If you follow me on Twitter, Facebook or Gchat you already saw this, but just in case: check out my latest post at The Atlantic Tech on the argument for energy R&D. I’ve had some questions on the specifics of energy and there’s room for a follow-up there, but I wanted to make a very basic point about government-funded R&D as an input in the innovation pipeline. Here’s a taste:
Private actors are excellent at taking a newly proven technology and commercializing it, but they have little incentive to invest heavily in the basic science that leads to those breakthroughs. The benefits of a new innovation inevitably spill over into society; firms are unable to capture 100% of the value of new information. The result is that the private sector will always under-invest in R&D, making government funding essential. Corporate R&D, while important, is nowhere near sufficient…

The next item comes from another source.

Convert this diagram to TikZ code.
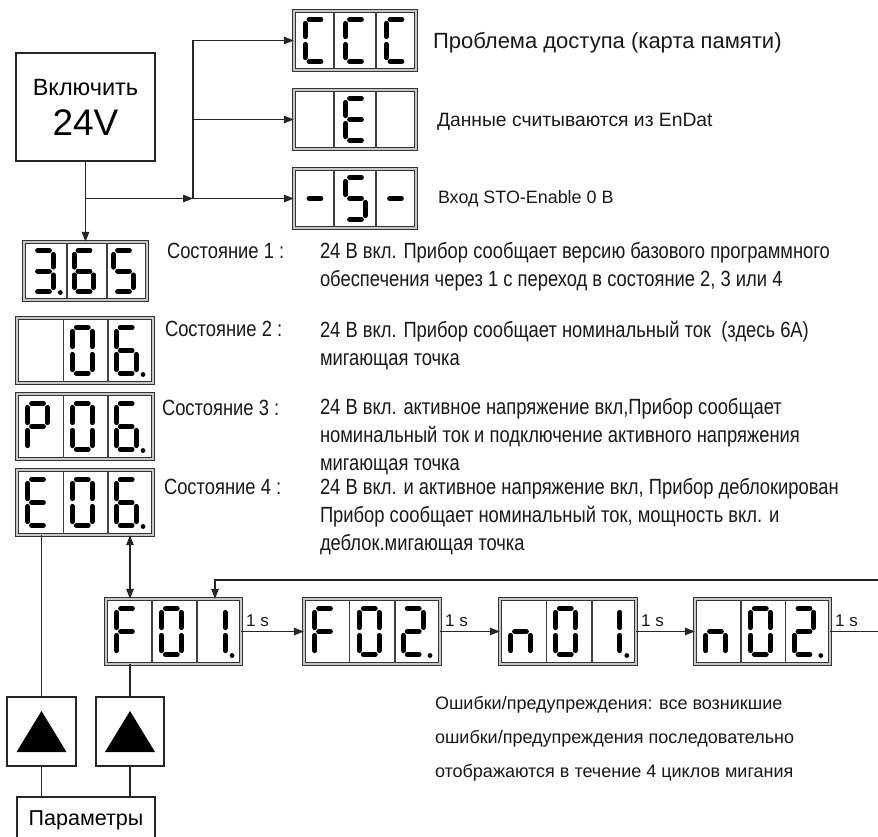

…The majority of academic R&D is, of course, government-funded. The Internet, GPS, CT scans and countless other technologies on which we currently rely are the direct result of government investment.
Last week, the International Energy Agency’s Clean Energy Progress Report stressed the importance of substantially increasing public clean energy R&D, particularly as stimulus funding ends. Yet here we are, debating possible cuts. Innovation is a mantle claimed by both parties, but no matter one’s philosophy of government, any serious account of how it happens must recognize that government funding of R&D is a crucial input. If America is serious about developing the next generation of clean energy technology, it must take ideology out of the equation.